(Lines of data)

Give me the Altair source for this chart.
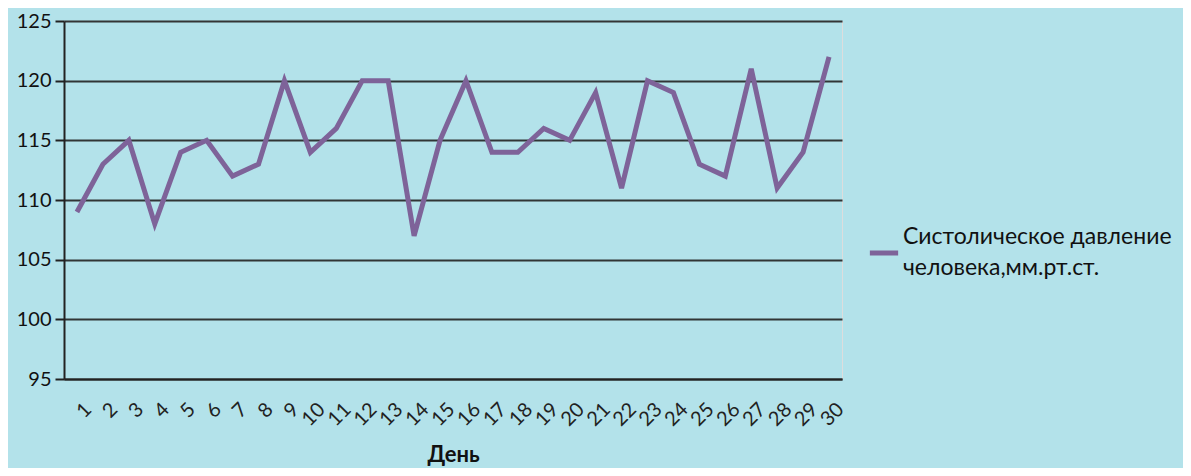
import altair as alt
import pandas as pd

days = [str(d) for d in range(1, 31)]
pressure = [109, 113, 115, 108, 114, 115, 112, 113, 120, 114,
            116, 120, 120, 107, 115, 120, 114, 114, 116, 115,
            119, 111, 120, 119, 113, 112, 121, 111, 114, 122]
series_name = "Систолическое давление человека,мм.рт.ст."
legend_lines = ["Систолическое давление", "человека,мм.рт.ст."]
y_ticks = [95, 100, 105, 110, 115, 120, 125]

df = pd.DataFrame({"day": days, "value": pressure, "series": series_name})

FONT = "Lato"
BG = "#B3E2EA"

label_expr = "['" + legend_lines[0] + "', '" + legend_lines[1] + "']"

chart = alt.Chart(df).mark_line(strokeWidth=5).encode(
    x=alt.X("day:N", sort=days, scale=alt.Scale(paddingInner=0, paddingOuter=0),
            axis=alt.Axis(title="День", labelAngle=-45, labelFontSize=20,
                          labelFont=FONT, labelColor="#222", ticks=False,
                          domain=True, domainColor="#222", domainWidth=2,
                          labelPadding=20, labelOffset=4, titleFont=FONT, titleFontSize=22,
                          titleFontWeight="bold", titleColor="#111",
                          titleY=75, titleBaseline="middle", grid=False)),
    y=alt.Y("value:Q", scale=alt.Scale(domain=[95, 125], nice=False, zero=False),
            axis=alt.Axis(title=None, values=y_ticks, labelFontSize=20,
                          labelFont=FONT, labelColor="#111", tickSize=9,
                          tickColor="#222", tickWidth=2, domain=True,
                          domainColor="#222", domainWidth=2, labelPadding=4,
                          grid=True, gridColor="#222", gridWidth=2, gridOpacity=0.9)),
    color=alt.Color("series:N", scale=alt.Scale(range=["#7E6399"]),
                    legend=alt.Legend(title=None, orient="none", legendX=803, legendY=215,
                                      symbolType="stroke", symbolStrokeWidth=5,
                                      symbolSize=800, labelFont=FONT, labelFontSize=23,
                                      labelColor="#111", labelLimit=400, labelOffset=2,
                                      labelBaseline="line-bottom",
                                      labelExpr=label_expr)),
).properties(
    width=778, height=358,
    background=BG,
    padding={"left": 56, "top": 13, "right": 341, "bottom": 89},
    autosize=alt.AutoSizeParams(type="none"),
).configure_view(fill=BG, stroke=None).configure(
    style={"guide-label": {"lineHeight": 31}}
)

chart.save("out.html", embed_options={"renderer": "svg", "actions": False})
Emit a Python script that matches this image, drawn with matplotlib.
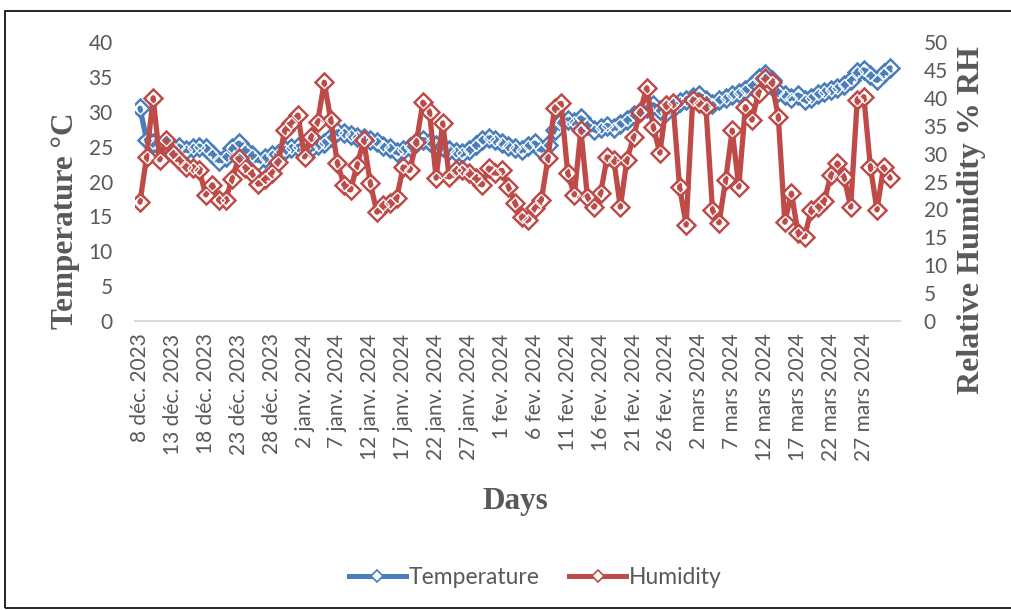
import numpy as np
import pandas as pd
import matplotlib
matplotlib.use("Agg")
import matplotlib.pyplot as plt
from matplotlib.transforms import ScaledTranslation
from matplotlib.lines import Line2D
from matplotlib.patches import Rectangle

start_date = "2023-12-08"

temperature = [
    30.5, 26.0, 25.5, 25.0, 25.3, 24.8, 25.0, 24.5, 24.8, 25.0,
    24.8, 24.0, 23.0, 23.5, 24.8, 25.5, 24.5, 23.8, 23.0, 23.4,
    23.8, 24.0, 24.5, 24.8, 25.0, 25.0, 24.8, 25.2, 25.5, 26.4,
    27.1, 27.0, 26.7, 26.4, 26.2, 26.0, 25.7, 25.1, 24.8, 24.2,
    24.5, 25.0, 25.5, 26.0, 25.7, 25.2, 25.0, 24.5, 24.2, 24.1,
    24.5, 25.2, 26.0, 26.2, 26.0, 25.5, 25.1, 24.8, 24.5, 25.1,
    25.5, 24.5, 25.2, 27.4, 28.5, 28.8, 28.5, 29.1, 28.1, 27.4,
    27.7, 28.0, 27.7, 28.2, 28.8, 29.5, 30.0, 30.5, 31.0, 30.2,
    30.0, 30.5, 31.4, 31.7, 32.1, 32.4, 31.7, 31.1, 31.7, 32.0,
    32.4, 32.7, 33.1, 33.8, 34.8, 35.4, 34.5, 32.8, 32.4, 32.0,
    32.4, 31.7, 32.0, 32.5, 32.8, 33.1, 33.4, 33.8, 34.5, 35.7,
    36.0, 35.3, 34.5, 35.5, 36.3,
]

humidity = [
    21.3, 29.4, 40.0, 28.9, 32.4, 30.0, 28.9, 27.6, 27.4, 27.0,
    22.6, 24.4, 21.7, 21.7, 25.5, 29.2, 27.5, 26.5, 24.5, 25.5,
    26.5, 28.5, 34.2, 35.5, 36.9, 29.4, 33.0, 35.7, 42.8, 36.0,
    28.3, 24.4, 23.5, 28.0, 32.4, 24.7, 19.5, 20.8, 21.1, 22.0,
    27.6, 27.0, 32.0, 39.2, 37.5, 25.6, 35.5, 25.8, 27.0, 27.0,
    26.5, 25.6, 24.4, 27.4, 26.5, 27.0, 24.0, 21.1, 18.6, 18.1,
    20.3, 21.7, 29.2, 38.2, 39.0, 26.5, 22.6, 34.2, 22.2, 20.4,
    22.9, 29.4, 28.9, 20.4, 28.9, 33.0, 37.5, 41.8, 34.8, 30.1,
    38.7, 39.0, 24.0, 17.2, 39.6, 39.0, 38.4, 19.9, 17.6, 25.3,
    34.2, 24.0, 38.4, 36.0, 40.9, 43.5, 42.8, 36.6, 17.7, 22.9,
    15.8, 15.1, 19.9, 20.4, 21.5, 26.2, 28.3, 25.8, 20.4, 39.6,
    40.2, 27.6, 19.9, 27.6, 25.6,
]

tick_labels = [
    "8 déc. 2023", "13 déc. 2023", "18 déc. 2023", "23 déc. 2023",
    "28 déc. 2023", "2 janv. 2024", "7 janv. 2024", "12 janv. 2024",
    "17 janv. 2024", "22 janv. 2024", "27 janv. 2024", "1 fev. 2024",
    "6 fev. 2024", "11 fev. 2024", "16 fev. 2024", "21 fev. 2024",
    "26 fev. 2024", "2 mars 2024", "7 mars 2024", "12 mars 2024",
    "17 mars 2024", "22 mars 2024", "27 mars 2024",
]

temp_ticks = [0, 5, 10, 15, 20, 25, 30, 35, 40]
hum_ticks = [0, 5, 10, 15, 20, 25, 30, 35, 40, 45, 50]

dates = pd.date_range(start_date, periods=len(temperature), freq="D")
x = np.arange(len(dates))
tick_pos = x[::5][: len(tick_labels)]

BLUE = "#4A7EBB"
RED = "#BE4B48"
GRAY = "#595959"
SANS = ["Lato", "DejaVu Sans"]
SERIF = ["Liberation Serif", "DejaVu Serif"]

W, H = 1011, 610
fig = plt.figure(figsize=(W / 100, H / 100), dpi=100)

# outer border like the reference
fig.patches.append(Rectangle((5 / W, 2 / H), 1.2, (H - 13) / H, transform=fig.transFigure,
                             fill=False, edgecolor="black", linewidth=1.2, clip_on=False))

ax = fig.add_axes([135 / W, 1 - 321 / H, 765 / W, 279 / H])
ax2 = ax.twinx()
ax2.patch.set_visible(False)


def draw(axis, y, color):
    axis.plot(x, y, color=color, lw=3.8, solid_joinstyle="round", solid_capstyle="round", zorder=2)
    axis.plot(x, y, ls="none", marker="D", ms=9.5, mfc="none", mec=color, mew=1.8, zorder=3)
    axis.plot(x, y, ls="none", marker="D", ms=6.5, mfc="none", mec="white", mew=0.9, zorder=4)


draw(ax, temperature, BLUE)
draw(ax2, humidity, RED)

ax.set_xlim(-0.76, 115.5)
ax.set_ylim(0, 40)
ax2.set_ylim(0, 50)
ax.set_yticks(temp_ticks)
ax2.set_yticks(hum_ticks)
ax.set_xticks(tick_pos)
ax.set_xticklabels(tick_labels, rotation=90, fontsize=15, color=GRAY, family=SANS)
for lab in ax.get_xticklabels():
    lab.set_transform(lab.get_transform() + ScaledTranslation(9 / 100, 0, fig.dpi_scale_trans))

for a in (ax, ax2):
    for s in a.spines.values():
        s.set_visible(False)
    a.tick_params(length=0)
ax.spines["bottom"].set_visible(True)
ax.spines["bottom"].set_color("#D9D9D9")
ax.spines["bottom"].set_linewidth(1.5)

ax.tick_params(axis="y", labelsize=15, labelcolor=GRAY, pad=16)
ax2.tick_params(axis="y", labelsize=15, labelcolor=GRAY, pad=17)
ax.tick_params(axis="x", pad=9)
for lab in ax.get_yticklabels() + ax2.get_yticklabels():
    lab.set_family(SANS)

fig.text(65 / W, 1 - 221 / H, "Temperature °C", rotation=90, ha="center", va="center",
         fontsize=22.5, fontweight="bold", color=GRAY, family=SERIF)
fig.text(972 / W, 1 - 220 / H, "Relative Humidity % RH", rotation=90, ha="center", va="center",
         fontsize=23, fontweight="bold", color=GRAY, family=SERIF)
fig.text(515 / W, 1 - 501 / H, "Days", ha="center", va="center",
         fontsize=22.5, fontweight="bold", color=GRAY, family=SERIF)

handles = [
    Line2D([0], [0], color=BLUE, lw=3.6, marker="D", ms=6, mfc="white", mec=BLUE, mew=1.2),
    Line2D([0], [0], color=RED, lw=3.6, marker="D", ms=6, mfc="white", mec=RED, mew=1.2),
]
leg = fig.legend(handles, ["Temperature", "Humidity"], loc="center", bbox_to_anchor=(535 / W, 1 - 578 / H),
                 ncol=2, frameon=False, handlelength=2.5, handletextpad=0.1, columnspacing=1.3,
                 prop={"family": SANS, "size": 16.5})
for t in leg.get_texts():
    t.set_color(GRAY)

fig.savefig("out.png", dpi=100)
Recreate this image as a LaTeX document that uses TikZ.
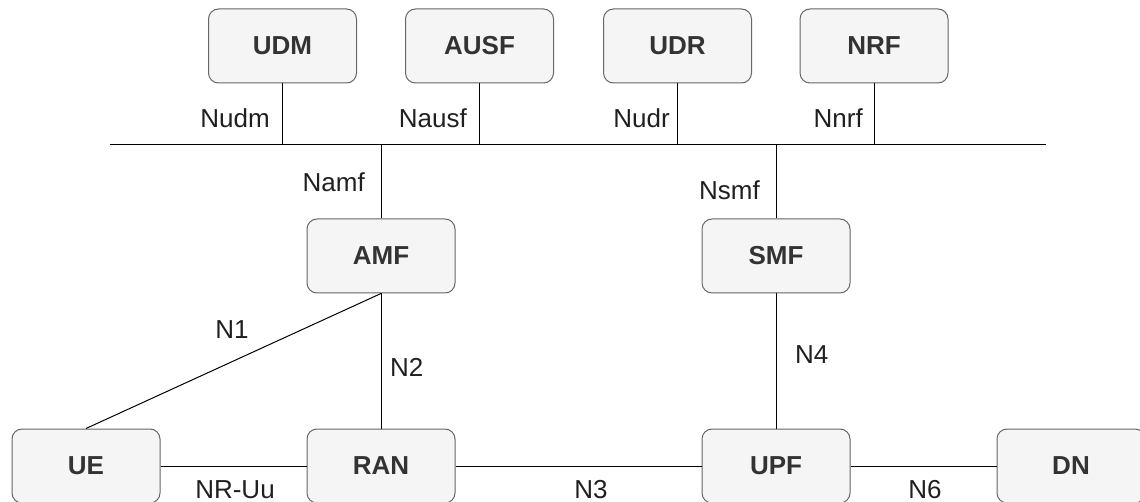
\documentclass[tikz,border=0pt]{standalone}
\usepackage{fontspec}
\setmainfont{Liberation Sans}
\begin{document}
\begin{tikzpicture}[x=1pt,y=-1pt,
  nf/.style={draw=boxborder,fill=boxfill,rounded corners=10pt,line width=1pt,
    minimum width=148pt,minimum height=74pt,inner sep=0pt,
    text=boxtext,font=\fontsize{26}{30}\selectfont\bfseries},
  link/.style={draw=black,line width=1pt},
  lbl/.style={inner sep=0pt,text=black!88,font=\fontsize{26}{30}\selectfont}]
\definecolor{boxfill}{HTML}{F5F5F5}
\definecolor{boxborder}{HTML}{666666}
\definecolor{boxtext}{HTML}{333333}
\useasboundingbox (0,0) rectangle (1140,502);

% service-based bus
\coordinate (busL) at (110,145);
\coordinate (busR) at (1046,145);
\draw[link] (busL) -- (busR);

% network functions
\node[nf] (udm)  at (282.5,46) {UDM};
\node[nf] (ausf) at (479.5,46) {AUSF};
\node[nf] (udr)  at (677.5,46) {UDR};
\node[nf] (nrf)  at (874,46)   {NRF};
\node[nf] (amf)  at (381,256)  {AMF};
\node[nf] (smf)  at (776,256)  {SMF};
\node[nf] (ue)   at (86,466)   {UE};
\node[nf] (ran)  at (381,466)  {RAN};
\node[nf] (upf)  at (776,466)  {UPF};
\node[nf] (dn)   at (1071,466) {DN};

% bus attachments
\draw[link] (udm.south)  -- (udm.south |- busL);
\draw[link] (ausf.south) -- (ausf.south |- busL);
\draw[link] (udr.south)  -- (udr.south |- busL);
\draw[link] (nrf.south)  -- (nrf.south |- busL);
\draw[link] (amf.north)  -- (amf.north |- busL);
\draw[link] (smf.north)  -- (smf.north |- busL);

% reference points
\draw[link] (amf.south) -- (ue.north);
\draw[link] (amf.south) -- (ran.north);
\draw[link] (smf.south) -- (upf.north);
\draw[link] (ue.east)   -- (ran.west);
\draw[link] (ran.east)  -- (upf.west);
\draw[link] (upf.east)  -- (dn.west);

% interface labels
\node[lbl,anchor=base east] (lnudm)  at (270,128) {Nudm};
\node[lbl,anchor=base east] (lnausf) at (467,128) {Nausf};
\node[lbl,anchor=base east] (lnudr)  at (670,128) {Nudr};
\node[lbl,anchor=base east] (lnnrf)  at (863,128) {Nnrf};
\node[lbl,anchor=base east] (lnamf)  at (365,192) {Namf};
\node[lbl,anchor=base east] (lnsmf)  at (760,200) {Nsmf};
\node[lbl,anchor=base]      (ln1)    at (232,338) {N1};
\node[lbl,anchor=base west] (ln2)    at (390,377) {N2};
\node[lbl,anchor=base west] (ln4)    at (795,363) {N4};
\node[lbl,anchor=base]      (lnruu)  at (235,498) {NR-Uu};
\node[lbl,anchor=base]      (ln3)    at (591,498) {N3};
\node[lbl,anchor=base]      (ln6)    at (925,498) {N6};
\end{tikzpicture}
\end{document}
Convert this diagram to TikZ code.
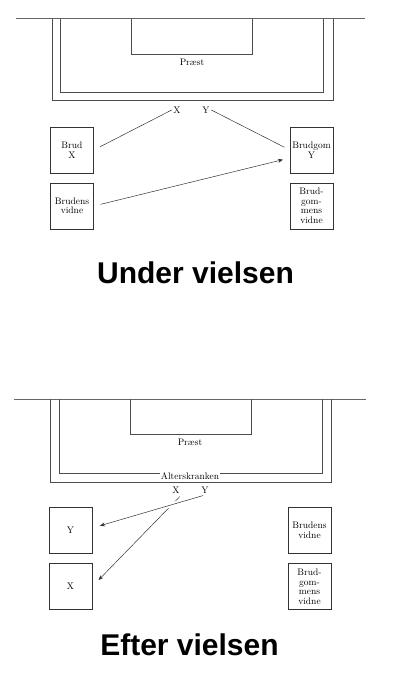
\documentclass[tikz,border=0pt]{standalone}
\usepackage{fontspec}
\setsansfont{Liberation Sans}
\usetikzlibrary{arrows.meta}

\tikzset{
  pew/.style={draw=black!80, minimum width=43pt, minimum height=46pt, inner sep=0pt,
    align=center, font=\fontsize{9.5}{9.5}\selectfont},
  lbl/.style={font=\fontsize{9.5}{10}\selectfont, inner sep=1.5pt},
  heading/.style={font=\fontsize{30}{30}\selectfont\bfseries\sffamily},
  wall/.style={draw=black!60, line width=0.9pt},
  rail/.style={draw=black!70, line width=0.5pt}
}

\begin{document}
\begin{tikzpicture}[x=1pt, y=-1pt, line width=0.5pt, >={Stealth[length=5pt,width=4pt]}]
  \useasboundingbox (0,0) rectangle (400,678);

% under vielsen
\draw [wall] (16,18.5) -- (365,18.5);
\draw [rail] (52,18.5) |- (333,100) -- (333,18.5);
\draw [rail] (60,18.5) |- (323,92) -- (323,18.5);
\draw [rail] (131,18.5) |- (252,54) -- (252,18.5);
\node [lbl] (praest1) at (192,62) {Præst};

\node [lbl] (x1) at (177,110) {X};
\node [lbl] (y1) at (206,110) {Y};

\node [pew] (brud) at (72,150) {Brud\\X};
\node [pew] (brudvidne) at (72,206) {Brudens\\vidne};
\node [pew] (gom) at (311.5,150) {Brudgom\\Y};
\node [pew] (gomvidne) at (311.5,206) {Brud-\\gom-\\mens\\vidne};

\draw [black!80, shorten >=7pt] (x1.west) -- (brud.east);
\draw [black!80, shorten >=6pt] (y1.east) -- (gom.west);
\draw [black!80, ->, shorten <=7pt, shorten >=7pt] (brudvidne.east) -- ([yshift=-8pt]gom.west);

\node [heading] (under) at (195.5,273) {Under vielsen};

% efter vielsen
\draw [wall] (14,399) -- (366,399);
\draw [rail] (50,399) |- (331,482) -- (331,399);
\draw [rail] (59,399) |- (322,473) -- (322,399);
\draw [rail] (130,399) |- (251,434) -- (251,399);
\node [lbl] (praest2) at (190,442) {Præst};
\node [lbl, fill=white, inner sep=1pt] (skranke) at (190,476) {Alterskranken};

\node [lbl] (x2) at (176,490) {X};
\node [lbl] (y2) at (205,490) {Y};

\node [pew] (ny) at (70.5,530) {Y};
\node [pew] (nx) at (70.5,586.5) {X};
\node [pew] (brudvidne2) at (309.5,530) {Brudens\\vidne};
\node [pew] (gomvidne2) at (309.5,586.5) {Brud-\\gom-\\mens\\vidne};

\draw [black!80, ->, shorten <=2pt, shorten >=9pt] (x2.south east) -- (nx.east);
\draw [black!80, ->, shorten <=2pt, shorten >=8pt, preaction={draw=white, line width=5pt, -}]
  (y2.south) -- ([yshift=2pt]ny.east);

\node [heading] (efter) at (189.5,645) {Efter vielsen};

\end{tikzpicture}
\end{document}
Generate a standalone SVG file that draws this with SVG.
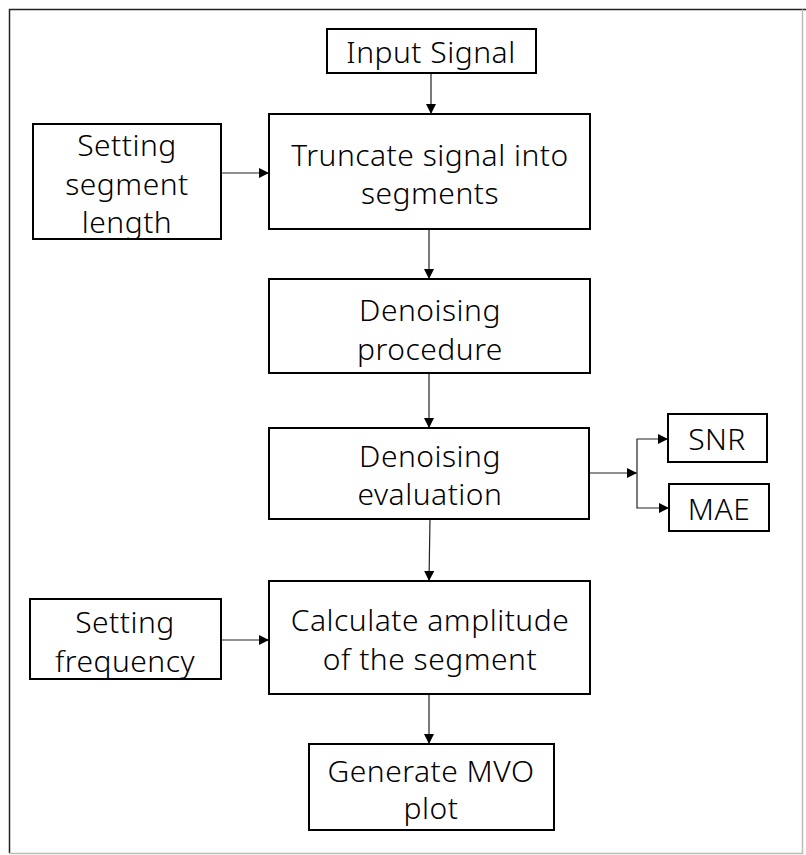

Short task> In the entries above, find the line that contains "Recreate this image" and the line that contains "(smf.north |- busL);". Reproduce exactly those two lines and every line between them, but not the pictures.

Output>
Recreate this image as a LaTeX document that uses TikZ.
\documentclass[tikz,border=0pt]{standalone}
\usepackage{fontspec}
\setmainfont{Liberation Sans}
\begin{document}
\begin{tikzpicture}[x=1pt,y=-1pt,
  nf/.style={draw=boxborder,fill=boxfill,rounded corners=10pt,line width=1pt,
    minimum width=148pt,minimum height=74pt,inner sep=0pt,
    text=boxtext,font=\fontsize{26}{30}\selectfont\bfseries},
  link/.style={draw=black,line width=1pt},
  lbl/.style={inner sep=0pt,text=black!88,font=\fontsize{26}{30}\selectfont}]
\definecolor{boxfill}{HTML}{F5F5F5}
\definecolor{boxborder}{HTML}{666666}
\definecolor{boxtext}{HTML}{333333}
\useasboundingbox (0,0) rectangle (1140,502);

% service-based bus
\coordinate (busL) at (110,145);
\coordinate (busR) at (1046,145);
\draw[link] (busL) -- (busR);

% network functions
\node[nf] (udm)  at (282.5,46) {UDM};
\node[nf] (ausf) at (479.5,46) {AUSF};
\node[nf] (udr)  at (677.5,46) {UDR};
\node[nf] (nrf)  at (874,46)   {NRF};
\node[nf] (amf)  at (381,256)  {AMF};
\node[nf] (smf)  at (776,256)  {SMF};
\node[nf] (ue)   at (86,466)   {UE};
\node[nf] (ran)  at (381,466)  {RAN};
\node[nf] (upf)  at (776,466)  {UPF};
\node[nf] (dn)   at (1071,466) {DN};

% bus attachments
\draw[link] (udm.south)  -- (udm.south |- busL);
\draw[link] (ausf.south) -- (ausf.south |- busL);
\draw[link] (udr.south)  -- (udr.south |- busL);
\draw[link] (nrf.south)  -- (nrf.south |- busL);
\draw[link] (amf.north)  -- (amf.north |- busL);
\draw[link] (smf.north)  -- (smf.north |- busL);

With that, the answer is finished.